Sie weist aber auch auf die damit verbundenen Nachteile hin. So könne der Home-Bias zu sogenannten Klumpenrisiken führen. Tatsächlich sind solche nicht von der Hand zu weisen. Orientiert sich ein Anleger bei der Zusammenstellung seines Aktienportfolios an einem Index wie dem SMI, geht er beachtliche Unwägbarkeiten ein. Schliesslich wird die Kursentwicklung dieses Börsenbarometers von wenigen Papieren wie jenen von Nestlé, Novartis oder auch von Roche dominiert. Sollte eine dieser Firmen in ähnliche Schwierigkeiten geraten wie jüngst Volkswagen, liessen sich entsprechende Wertverluste im relativ einseitig ausgerichteten Depot kaum vermeiden. Besonders schwerwiegend wären strukturelle Änderungen innerhalb einer Branche. Kein Wunder, dass in den vergangenen Wochen einige Anleger nervös geworden sind, nachdem politische Diskussionen über die Gestaltung der Preispolitik im Pharmasektor aufgekommen waren.

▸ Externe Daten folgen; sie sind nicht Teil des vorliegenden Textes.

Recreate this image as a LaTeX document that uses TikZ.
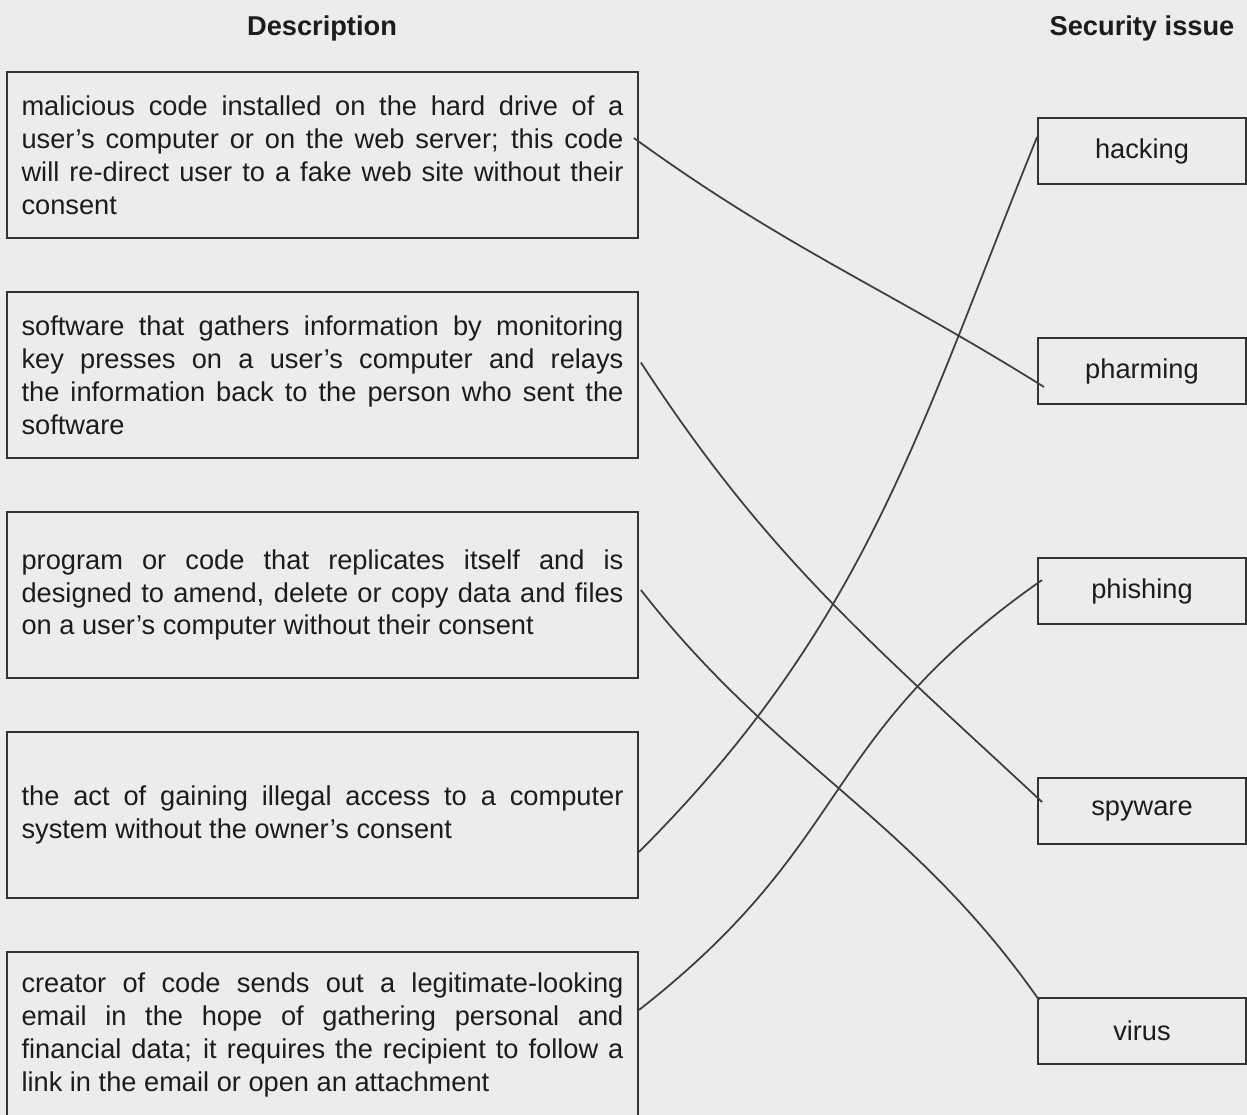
\documentclass[tikz,border=0pt]{standalone}
\usepackage{fontspec}
\setmainfont{Liberation Sans}
\definecolor{paper}{RGB}{236,236,236}
\definecolor{ink}{RGB}{28,28,28}
\hyphenpenalty=10000
\exhyphenpenalty=10000

\begin{document}
\begin{tikzpicture}[x=0.02cm,y=-0.02cm,
	desc/.style={draw=ink!90,line width=1.1pt,text=ink,text width=12.04cm,inner xsep=0.29cm,minimum height=3.32cm,align=justify,font=\fontsize{15.5}{18.7}\selectfont},
	issue/.style={draw=ink!90,line width=1.1pt,text=ink,minimum width=4.16cm,minimum height=1.32cm,font=\fontsize{15.5}{18.7}\selectfont},
	head/.style={text=ink,font=\fontsize{15.5}{18.7}\selectfont\bfseries},
	link/.style={ink!85,line width=1pt}]
	\fill[paper] (0,0) rectangle (1247,1115);
	\useasboundingbox (0,0) rectangle (1247,1115);
	\clip (0,0) rectangle (1247,1115);
	\node[head] (hdesc) at (322,28) {Description};
	\node[head] (hissue) at (1142,28) {Security issue};
	\node[desc] (d1) at (322.5,155) {malicious code installed on the hard drive of a\linebreak user's computer or on the web server; this code\linebreak will re-direct user to a fake web site without their\linebreak consent};
	\node[desc] (d2) at (322.5,375) {software that gathers information by monitoring\linebreak key presses on a user's computer and relays\linebreak the information back to the person who sent the\linebreak software};
	\node[desc] (d3) at (322.5,595) {program or code that replicates itself and is\linebreak designed to amend, delete or copy data and files\linebreak on a user's computer without their consent};
	\node[desc] (d4) at (322.5,815) {the act of gaining illegal access to a computer\linebreak system without the owner's consent};
	\node[desc] (d5) at (322.5,1035) {creator of code sends out a legitimate-looking\linebreak email in the hope of gathering personal and\linebreak financial data; it requires the recipient to follow a\linebreak link in the email or open an attachment};
	\node[issue] (hacking) at (1142,151) {hacking};
	\node[issue] (pharming) at (1142,371) {pharming};
	\node[issue] (phishing) at (1142,591) {phishing};
	\node[issue] (spyware) at (1142,811) {spyware};
	\node[issue] (virus) at (1142,1031) {virus};
	\draw[link] ([shift={(-0.1cm,0.34cm)}]d1.east) to[out=-36,in=148] ([shift={(0.14cm,-0.32cm)}]pharming.west);
	\draw[link] ([shift={(0.04cm,0.25cm)}]d2.east) to[out=-57,in=137] ([shift={(0.1cm,0.18cm)}]spyware.west);
	\draw[link] ([shift={(0.04cm,0.1cm)}]d3.east) to[out=-52,in=125] ([shift={(0.04cm,0.62cm)}]virus.west);
	\draw[link] (d4.east |- 0,852) to[out=45,in=-112] ([shift={(0cm,0.28cm)}]hacking.west);
	\draw[link] ([shift={(0cm,0.5cm)}]d5.east) to[out=38,in=-145,looseness=1.2] ([shift={(0.1cm,0.22cm)}]phishing.west);
\end{tikzpicture}
\end{document}
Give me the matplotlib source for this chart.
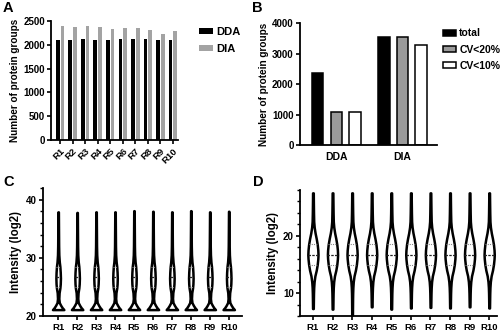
import matplotlib
matplotlib.use("Agg")
import matplotlib.pyplot as plt
import numpy as np

plt.rcParams['font.family'] = ['Liberation Sans', 'DejaVu Sans']
plt.rcParams['font.weight'] = 'bold'
plt.rcParams['axes.labelweight'] = 'bold'

# ---------------- data ----------------
reps = ['R1', 'R2', 'R3', 'R4', 'R5', 'R6', 'R7', 'R8', 'R9', 'R10']
dda_counts = [2110, 2100, 2115, 2110, 2095, 2120, 2115, 2120, 2100, 2095]
dia_counts = [2400, 2380, 2405, 2370, 2340, 2360, 2360, 2310, 2230, 2300]

methods = ['DDA', 'DIA']
b_total = [2360, 3550]
b_cv20 = [1070, 3540]
b_cv10 = [1070, 3270]

# violin density profiles (intensity level, relative half-width)
c_levels = [21.1, 21.4, 21.8, 22.3, 23.0, 24.0, 24.8, 25.5, 26.5, 27.5, 28.5, 29.3, 30.5, 32.0, 35.0, 38.0]
c_width = [0.30, 0.22, 0.14, 0.06, 0.035, 0.05, 0.09, 0.11, 0.12, 0.11, 0.09, 0.06, 0.035, 0.025, 0.018, 0.012]
c_top = [37.9, 37.8, 37.9, 37.9, 38.1, 38.0, 37.9, 38.1, 37.9, 38.0]
c_median = 26.7
c_quart = [25.0, 28.5]

d_levels = [7.4, 9.0, 10.0, 11.0, 12.0, 13.0, 14.0, 15.0, 16.0, 16.7, 17.5, 18.5, 19.5, 20.5, 21.5, 22.5, 24.0, 26.0, 27.5]
d_width = [0.018, 0.025, 0.03, 0.04, 0.06, 0.10, 0.17, 0.22, 0.25, 0.26, 0.25, 0.22, 0.17, 0.11, 0.065, 0.04, 0.03, 0.022, 0.018]
d_bottom = [7.3, 7.2, 6.2, 7.6, 7.2, 7.4, 7.5, 7.4, 7.6, 7.4]
d_median = 16.7
d_quart = [14.9, 18.5]

# ---------------- figure ----------------
fig = plt.figure(figsize=(5.0, 3.33), dpi=100)
W, H = 500, 333

def axpos(x0, y0, x1, y1):
    return [x0 / W, 1 - y1 / H, (x1 - x0) / W, (y1 - y0) / H]

def style(ax):
    for s in ['top', 'right']:
        ax.spines[s].set_visible(False)
    for s in ['left', 'bottom']:
        ax.spines[s].set_linewidth(1.3)
    ax.tick_params(direction='out', length=3, width=1.2, labelsize=7, pad=1.5)

# ---- A ----
axA = fig.add_axes(axpos(51, 21, 178, 140))
x = np.arange(len(reps))
axA.bar(x - 0.19, dda_counts, width=0.3, color='black', label='DDA')
axA.bar(x + 0.19, dia_counts, width=0.3, color='#a3a3a3', label='DIA')
axA.set_xlim(-0.72, 9.4)
axA.set_ylim(0, 2500)
axA.set_yticks([0, 500, 1000, 1500, 2000, 2500])
axA.set_xticks(x)
axA.set_xticklabels(reps, rotation=45, ha='right', rotation_mode='anchor')
style(axA)
axA.tick_params(axis='x', labelsize=6.8)
axA.set_ylabel('Number of protein groups', fontsize=7.2, labelpad=2)
axA.legend(loc='upper left', bbox_to_anchor=(1.13, 0.99), frameon=False, fontsize=8,
           handlelength=1.3, handleheight=0.45, handletextpad=0.3, labelspacing=0.65, borderaxespad=0)

# ---- B ----
axB = fig.add_axes(axpos(300, 23, 437, 145))
xb = np.arange(len(methods))
axB.bar(xb - 0.28, b_total, width=0.17, color='black', edgecolor='black', lw=1.1, label='total')
axB.bar(xb, b_cv20, width=0.17, color='#9a9a9a', edgecolor='black', lw=1.1, label='CV<20%')
axB.bar(xb + 0.28, b_cv10, width=0.17, color='white', edgecolor='black', lw=1.1, label='CV<10%')
axB.set_xlim(-0.55, 1.52)
axB.set_ylim(0, 4000)
axB.set_yticks([0, 1000, 2000, 3000, 4000])
axB.set_xticks(xb)
axB.set_xticklabels(methods)
style(axB)
axB.tick_params(axis='x', length=0, pad=5, labelsize=7.5)
axB.set_ylabel('Number of protein groups', fontsize=7.2, labelpad=2)
axB.legend(loc='upper left', bbox_to_anchor=(1.01, 0.99), frameon=False, fontsize=7.5,
           handlelength=1.3, handleheight=0.55, handletextpad=0.3, labelspacing=0.6, borderaxespad=0)

# ---- violins ----
def draw_violins(ax, levels, widths, ends, end_is_top, median, quart, lw):
    for i in range(len(ends)):
        lv = list(levels)
        if end_is_top:
            lv[-1] = ends[i]
        else:
            lv[0] = ends[i]
        lv = np.array(lv)
        w = np.array(widths)
        ax.fill_betweenx(lv, i - w, i + w, facecolor='white', edgecolor='black', lw=lw, zorder=3)
        wm = np.interp(median, lv, w)
        ax.plot([i - wm, i + wm], [median, median], color='#222222', lw=0.9, ls=(0, (2, 1)), zorder=4)
        for q in quart:
            wq = np.interp(q, lv, w)
            ax.plot([i - wq, i + wq], [q, q], color='#888888', lw=0.8, ls=(0, (1, 1)), zorder=4)

# ---- C ----
axC = fig.add_axes(axpos(43, 188, 242, 316))
draw_violins(axC, c_levels, c_width, c_top, True, c_median, c_quart, 1.8)
axC.set_xlim(-0.8, 9.7)
axC.set_ylim(20, 42)
axC.set_yticks([20, 30, 40])
axC.set_yticks(np.arange(20, 43, 2), minor=True)
axC.set_xticks(np.arange(len(reps)))
axC.set_xticklabels(reps)
style(axC)
axC.tick_params(axis='x', labelsize=6.8, pad=2)
axC.tick_params(which='minor', length=2, width=1)
axC.set_ylabel('Intensity (log2)', fontsize=8.3, labelpad=3)

# ---- D ----
axD = fig.add_axes(axpos(300, 190, 497, 316))
draw_violins(axD, d_levels, d_width, d_bottom, False, d_median, d_quart, 1.8)
axD.set_xlim(-0.66, 9.4)
axD.set_ylim(6, 28)
axD.set_yticks([10, 20])
axD.set_yticks(np.arange(6, 29, 2), minor=True)
axD.set_xticks(np.arange(len(reps)))
axD.set_xticklabels(reps)
style(axD)
axD.tick_params(axis='x', labelsize=6.8, pad=2)
axD.tick_params(which='minor', length=2, width=1)
axD.set_ylabel('Intensity (log2)', fontsize=8.3, labelpad=3)

# panel letters
for lab, (px, py) in {'A': (3, 1), 'B': (252, 1), 'C': (3, 175), 'D': (253, 175)}.items():
    fig.text(px / W, 1 - py / H, lab, fontsize=10.5, fontweight='bold', va='top', ha='left')

fig.savefig('out.png', dpi=100)
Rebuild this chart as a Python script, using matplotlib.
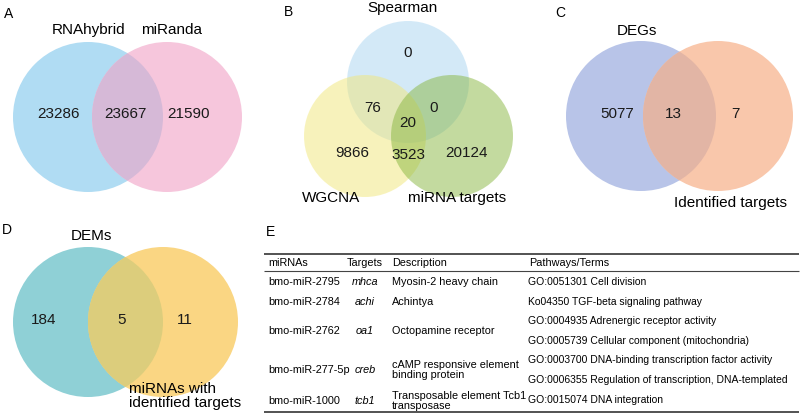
import matplotlib
matplotlib.use("Agg")
import matplotlib.pyplot as plt
from matplotlib.patches import Circle

plt.rcParams['font.family'] = ['Liberation Sans', 'DejaVu Sans']

# panel A
a_sets = ["RNAhybrid", "miRanda"]
a_counts = [23286, 23667, 21590]
# panel B: Spearman only, Spearman&WGCNA, Spearman&targets, all three, WGCNA only, WGCNA&targets, targets only
b_sets = ["Spearman", "WGCNA", "miRNA targets"]
b_counts = [0, 76, 0, 20, 9866, 3523, 20124]
# panel C
c_sets = ["DEGs", "Identified targets"]
c_counts = [5077, 13, 7]
# panel D
d_sets = ["DEMs", "miRNAs with\nidentified targets"]
d_counts = [184, 5, 11]

# panel E table
headers = ["miRNAs", "Targets", "Description", "Pathways/Terms"]
mirnas = ["bmo-miR-2795", "bmo-miR-2784", "bmo-miR-2762", "bmo-miR-277-5p", "bmo-miR-1000"]
targets = ["mhca", "achi", "oa1", "creb", "tcb1"]
descriptions = ["Myosin-2 heavy chain", "Achintya", "Octopamine receptor",
                "cAMP responsive element\nbinding protein",
                "Transposable element Tcb1\ntransposase"]
terms = [["GO:0051301 Cell division"],
         ["Ko04350 TGF-beta signaling pathway"],
         ["GO:0004935 Adrenergic receptor activity",
          "GO:0005739 Cellular component (mitochondria)"],
         ["GO:0003700 DNA-binding transcription factor activity",
          "GO:0006355 Regulation of transcription, DNA-templated"],
         ["GO:0015074 DNA integration"]]

fig = plt.figure(figsize=(8, 4.15), dpi=100)
ax = fig.add_axes([0, 0, 1, 1])
ax.set_xlim(0, 800)
ax.set_ylim(415, 0)
ax.axis('off')

FS = 11


def venn2(c1, c2, r, col1, col2, colx):
    p1 = Circle(c1, r, facecolor=col1, edgecolor='none')
    p2 = Circle(c2, r, facecolor=col2, edgecolor='none')
    ax.add_patch(p1)
    ax.add_patch(p2)
    px = Circle(c2, r, facecolor=colx, edgecolor='none')
    ax.add_patch(px)
    px.set_clip_path(p1)


def counts2(xs, y, counts):
    for x, v in zip(xs, counts):
        ax.text(x, y, str(v), fontsize=FS, ha='center', va='center', color='#1a1a1a')


# A
ax.text(4, 14, "A", fontsize=10, ha='left', va='center')
venn2((88, 117), (167, 117), 75, '#b0dcf3', '#f6c6dc', '#d6b9d7')
counts2([59, 125, 189], 114, a_counts)
ax.text(89, 30, a_sets[0], fontsize=FS, ha='center', va='center')
ax.text(172, 30, a_sets[1], fontsize=FS, ha='center', va='center')

# B
ax.text(284, 12, "B", fontsize=10, ha='left', va='center')
for c, col in zip([(408, 82), (365, 136), (452, 136)], ['#a9d5f1', '#f1e779', '#89b741']):
    ax.add_patch(Circle(c, 61, facecolor=col, edgecolor='none', alpha=0.5))
b_pos = [(408, 53), (373, 108), (434, 108), (408, 123), (352, 153), (408, 155), (466, 153)]
for (x, y), v in zip(b_pos, b_counts):
    ax.text(x, y, str(v), fontsize=FS, ha='center', va='center', color='#1a1a1a')
ax.text(402, 8, b_sets[0], fontsize=FS, ha='center', va='center')
ax.text(331, 198, b_sets[1], fontsize=FS, ha='center', va='center')
ax.text(457, 198, b_sets[2], fontsize=FS, ha='center', va='center')

# C
ax.text(555, 13, "C", fontsize=10, ha='left', va='center')
venn2((641, 116), (718, 116), 75, '#b8c4e8', '#f9c7ab', '#e2b5a5')
counts2([617, 673, 735], 114, c_counts)
ax.text(637, 31, c_sets[0], fontsize=FS, ha='center', va='center')
ax.text(730, 203, c_sets[1], fontsize=FS, ha='center', va='center')

# D
ax.text(2, 230, "D", fontsize=10, ha='left', va='center')
venn2((88, 322), (163, 322), 75, '#8fd0d6', '#fad683', '#dccd7c')
counts2([44, 122, 185], 320, d_counts)
ax.text(91, 236, d_sets[0], fontsize=FS, ha='center', va='center')
ax.text(129, 396, d_sets[1], fontsize=FS, ha='left', va='center', linespacing=1.05)

# E table
TF = 7.8
ax.text(266, 232, "E", fontsize=10, ha='left', va='center')
x_mir, x_tar, x_desc, x_term = 268, 365, 392, 528
ax.hlines(254, 264, 799, color='#444444', lw=1.3)
ax.hlines(271, 264, 799, color='#444444', lw=0.8)
ax.hlines(412, 264, 799, color='#444444', lw=1.3)
ax.text(x_mir, 263, headers[0], fontsize=TF, ha='left', va='center')
ax.text(347, 263, headers[1], fontsize=TF, ha='left', va='center')
ax.text(x_desc, 263, headers[2], fontsize=TF, ha='left', va='center')
ax.text(x_term + 1, 263, headers[3], fontsize=TF, ha='left', va='center')

y = 282
step = 19.6
for mir, tar, desc, tlist in zip(mirnas, targets, descriptions, terms):
    ys = [y + i * step for i in range(len(tlist))]
    yc = sum(ys) / len(ys)
    if len(tlist) == 1 and "\n" in desc:
        yc += 1.5
    ax.text(x_mir, yc, mir, fontsize=TF, ha='left', va='center')
    ax.text(x_tar, yc, tar, fontsize=TF, ha='center', va='center', style='italic')
    ax.text(x_desc, yc, desc, fontsize=TF, ha='left', va='center', linespacing=0.95)
    for yy, t in zip(ys, tlist):
        ax.text(x_term, yy, t, fontsize=7.45, ha='left', va='center')
    y = ys[-1] + step

fig.savefig("out.png", dpi=100)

Firmen organisch diversifiziert
 

Die weitverbreitete Kritik an einer zu starken Konzentration der Aktienanlagen auf den heimischen Markt leitet sich gemeinhin aus der Portfoliotheorie ab. Diese besagt, dass die Verteilung der Geldanlage auf verschiedene, voneinander statistisch möglichst unabhängige Anlageklassen die Rendite bei gleichbleibendem Risiko steigern kann. Deswegen sei es auch sinnvoll, das Finanzvermögen eines Anlegers auf viele internationale Märkte zu verteilen. Allerdings zeigt die Erfahrung, dass sich diese Theorie und die Praxis nicht immer zur Deckung bringen lassen. So entwickeln sich die Kurse verschiedener Wertpapier-Klassen im Verhältnis zueinander instabiler als vielfach erwartet. Im Währungsbereich hat die Stärke des Frankens dazu geführt, dass Schweizer Anleger mit Auslandsinvestments vielfach hohe Verluste machten.

Inzwischen rechnen viele Fachleute damit, dass sich die Schweizer Währung bald etwas abschwächen werde, und raten auch aufgrund der vor allem in den Schwellenländern stark gefallenen Kurse zu entsprechenden Investments. Allerdings spricht der langfristige Trend zur Frankenstärke genauso dagegen wie beachtliche Transaktionskosten und mögliche Informationsdefizite, die bei Auslandsanlagen auftreten können. Zudem gibt es weitere gute Gründe, um als Schweizer Anleger trotz hoher Bewertung bei heimischen Aktien zu bleiben.

Denn viele Unternehmen des Landes sind international breit aufgestellt, also quasi organisch diversifiziert. Möglicherweise sind sie auch besser in der Lage, mit Währungsrisiken umzugehen, als die Anleger. Immerhin haben sie die Möglichkeit, operativ auf die Veränderung von Währungsrelationen zu reagieren – was Investoren so nicht können.